Several students and Ann Arbor residents went home hungry after
attending a banquet at the William Monroe Trotter House last
night.
Unlike other banquets, the Hunger Banquet, which kicked off
Hunger and Homelessness Week, demonstrated the world’s
problem with hunger through income distribution by giving diners
different seating arrangements and food portions.
As participants walked in, they were asked to pick colored slips
of paper out of a box. The slips determined where each person would
sit and how much food they would receive.
“Hunger has many different causes, one of which is not
lack of food,” said Nayana Dhavan, one of the co-coordinators
of the banquet.
Dhavan, an RC sophomore, added that some possible causes of
hunger include discrimination, drug and psychological problems and
population distribution problems.
About 10 participants sat at a table covered with a white
tablecloth and represented the part of the population with a high
income, or about 15 percent of the world.
Mike Forster, vice chair of Students for Public Interest
Research Group in Michigan, said people with high incomes are able
to provide for their own and their family’s necessities and
usually consume more than they need.
Engineering freshman Josh Roe said he knew about the global
hunger epidemic before coming to the banquet but didn’t
realize the extent of it.
“I didn’t know the populations were distributed like
that,” he said. Roe and others who sat at the high-income
table were given full plates of food.
The students sitting in chairs arranged in a circle denoted
middle class people who make up 30 percent of the world’s
population.
Forster said these families can pay for basic needs like food
and shelter and can also pay for electricity and a basic education,
especially for boys.
Coordinators served members of the middle-income group plates
half-full with food.
The majority of the participants had to sit on the floor and had
small portions of food.
According to Forster, low-income families make up 55 percent of
the world. Most of the people in this group work for landowners, or
if they are able, own some land and grow crops on it to feed their
families.
Many are homeless and have to walk many miles to find drinkable
water.
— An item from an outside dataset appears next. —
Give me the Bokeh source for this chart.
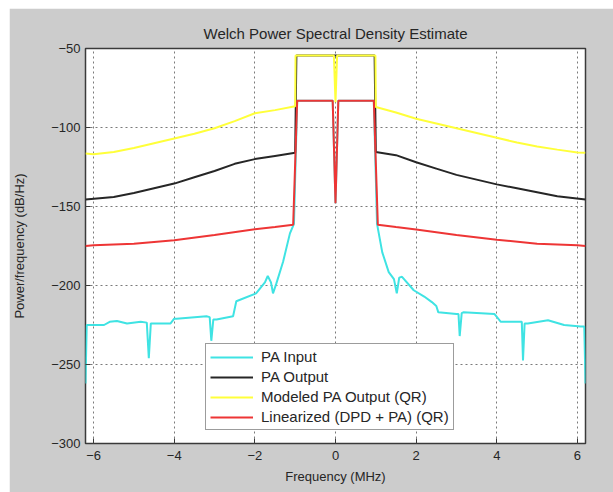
from bokeh.plotting import figure
from bokeh.models import Range1d, FixedTicker, Legend, LegendItem, Spacer
from bokeh.layouts import row, column
from bokeh.embed import file_html
from bokeh.resources import INLINE

# ---------------- data ----------------
x_ticks = [-6, -4, -2, 0, 2, 4, 6]
y_ticks = [-300, -250, -200, -150, -100, -50]

pa_in_freq = [-6.2, -6.17, -6.1, -5.74, -5.6, -5.42, -5.17, -4.83, -4.68, -4.63, -4.58, -4.5,
              -4.09, -4.0, -3.94, -3.2, -3.12, -3.08, -3.03, -2.95, -2.54, -2.46, -1.97, -1.75,
              -1.68, -1.6, -1.55, -1.47, -1.3, -1.13, -1.03, -0.95, -0.07, 0.0, 0.07, 0.95,
              1.03, 1.16, 1.32, 1.45, 1.52, 1.58, 1.65, 1.94, 2.2, 2.39, 2.5, 2.55, 3.0, 3.05,
              3.08, 3.13, 3.17, 3.94, 4.1, 4.56, 4.62, 4.65, 4.69, 4.77, 5.27, 5.67, 6.08, 6.17, 6.2]
pa_in_db = [-262, -225, -225, -225, -223, -222.5, -224, -223, -223.5, -246, -224, -224,
            -224, -221, -221, -219.5, -220, -235, -221.5, -221.5, -219.5, -210, -205, -198,
            -194, -198, -205, -199, -185, -167, -161, -83, -83, -148, -83, -83,
            -161, -179, -191.5, -196, -205, -195, -194.5, -203, -207, -210.5, -213, -217, -218, -218,
            -232, -217.5, -217, -218, -223, -223, -223, -247.5, -224, -224, -222, -225, -226, -226, -262]

pa_out_freq = [-6.2, -5.5, -5.0, -4.5, -4.0, -3.5, -3.0, -2.5, -2.0, -1.5, -1.0, -0.97,
               0.97, 1.0, 1.5, 2.0, 2.5, 3.0, 3.5, 4.0, 4.5, 5.0, 5.5, 6.2]
pa_out_db = [-145.5, -144, -141.5, -138.5, -135.5, -131.5, -127.5, -123, -120, -118, -116, -54.5,
             -54.5, -115.5, -117.5, -122, -126, -130, -133, -136, -138.5, -141, -143.5, -145.5]

model_freq = [-6.2, -6.0, -5.5, -5.0, -4.5, -4.0, -3.5, -3.0, -2.5, -2.0, -1.5, -1.0, -0.99,
              -0.04, 0.0, 0.04, 0.99, 1.0, 1.5, 2.0, 2.5, 3.0, 3.5, 4.0, 4.5, 5.0, 5.5, 6.0, 6.2]
model_db = [-116.5, -117, -115.5, -113, -110, -107, -104, -100.5, -96, -91, -89, -86.5, -54.5,
            -54.5, -84, -54.5, -54.5, -87, -90.5, -94.5, -97.5, -100.5, -103.5, -106.5, -109.5,
            -112, -114, -115.8, -116]

lin_freq = [-6.2, -6.0, -5.0, -4.0, -3.0, -2.0, -1.5, -1.05, -0.95, -0.07, 0.0, 0.07, 0.95,
            1.05, 1.5, 2.0, 3.0, 4.0, 5.0, 6.0, 6.2]
lin_db = [-175, -174.6, -173.5, -171.4, -168, -164.4, -163, -161.5, -83, -83, -148, -83, -83,
          -161.5, -163, -164.6, -168, -171, -173.5, -174.6, -175]

series_names = ["PA Input", "PA Output", "Modeled PA Output (QR)", "Linearized (DPD + PA) (QR)"]
series_colors = ["#3fe3e3", "#262626", "#ffff3a", "#ee3535"]

# ---------------- figure ----------------
FONT = "Liberation Sans"
BG = "#cccccc"
TXT = "#262626"

p = figure(width=604, height=484, output_backend="svg", toolbar_location=None,
           x_range=Range1d(-6.2, 6.2), y_range=Range1d(-300, -50),
           title="Welch Power Spectral Density Estimate",
           min_border_left=74, min_border_right=28, min_border_top=40, min_border_bottom=49)

p.background_fill_color = "white"
p.border_fill_color = BG
p.outline_line_color = "#3a3a3a"
p.outline_line_width = 1.5

p.title.align = "center"
p.title.text_font = FONT
p.title.text_font_size = "15px"
p.title.text_font_style = "normal"
p.title.text_color = TXT
p.title.offset = 0
p.title.standoff = 13

for ax, ticks in ((p.xaxis[0], x_ticks), (p.yaxis[0], y_ticks)):
    ax.ticker = FixedTicker(ticks=ticks)
    ax.major_tick_in = 5
    ax.major_tick_out = 0
    ax.minor_tick_line_color = None
    ax.axis_line_color = None
    ax.major_tick_line_color = "#3a3a3a"
    ax.major_label_text_font = FONT
    ax.major_label_text_font_size = "13px"
    ax.major_label_text_color = TXT
    ax.axis_label_text_font = FONT
    ax.axis_label_text_font_size = "13px"
    ax.axis_label_text_font_style = "normal"
    ax.axis_label_text_color = TXT

p.xaxis.axis_label = "Frequency (MHz)"
p.yaxis.axis_label = "Power/frequency (dB/Hz)"
p.xaxis.major_label_standoff = 7
p.xaxis.axis_label_standoff = 6
p.yaxis.major_label_standoff = 5
p.yaxis.axis_label_standoff = 21

p.xgrid.ticker = FixedTicker(ticks=x_ticks)
p.ygrid.ticker = FixedTicker(ticks=y_ticks)
p.grid.grid_line_color = "#7a7a7a"
p.grid.grid_line_dash = "2 3"
p.grid.grid_line_width = 1

renderers = []
for f, d, c in ((pa_in_freq, pa_in_db, series_colors[0]),
                (pa_out_freq, pa_out_db, series_colors[1]),
                (model_freq, model_db, series_colors[2]),
                (lin_freq, lin_db, series_colors[3])):
    renderers.append(p.line(f, d, line_color=c, line_width=2))

legend = Legend(items=[LegendItem(label=n, renderers=[r]) for n, r in zip(series_names, renderers)],
                location=(120, 13))
legend.label_text_font = FONT
legend.label_text_font_size = "15px"
legend.label_text_color = TXT
legend.glyph_width = 43
legend.glyph_height = 16
legend.label_height = 16
legend.label_standoff = 8
legend.spacing = 3
legend.padding = 4
legend.margin = 0
legend.border_line_color = "#3a3a3a"
legend.border_line_width = 1
legend.background_fill_color = "white"
legend.background_fill_alpha = 1
p.add_layout(legend)

layout = column(Spacer(width=613, height=8), row(Spacer(width=9, height=484), p))

open("out.html", "w").write(file_html(layout, INLINE))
Forster added that the mortality rate in this group is also
very high.
After Forster explained the seating arrangements, the simulation
continued as some participants were given the chance to change
their status.
In one role-playing situation, six people moved up from the
low-income group to the middle-income group because a U.S.
industrial plant switched operations to Mexico, and more people
could find jobs there.
But the participants’ economic status didn’t always
improve.
Six people from the middle-income group tried to unionize for
their jobs were laid off, forcing them to move to the low-income
group.
Mahima Mahadevan, a Habitat for Humanity member who was part of
the middle-income group, said the event was effective because it
was a visual experience.
“You read about hunger a lot, but when you take part in an
event like this, it gets us involved,” said Mahadevan, an LSA
senior.
Hunger and Homelessness Week, which is sponsored by the Hunger
and Homelessness Coalition, will continue tomorrow with a Day of
Awareness.
“Listen,” a documentary about homelessness in Ann
Arbor, will be shown at 8 p.m. at the Pond C room in the Michigan
Union. On Sunday, a Day of Action will give students the
opportunity to volunteer at local homeless shelters.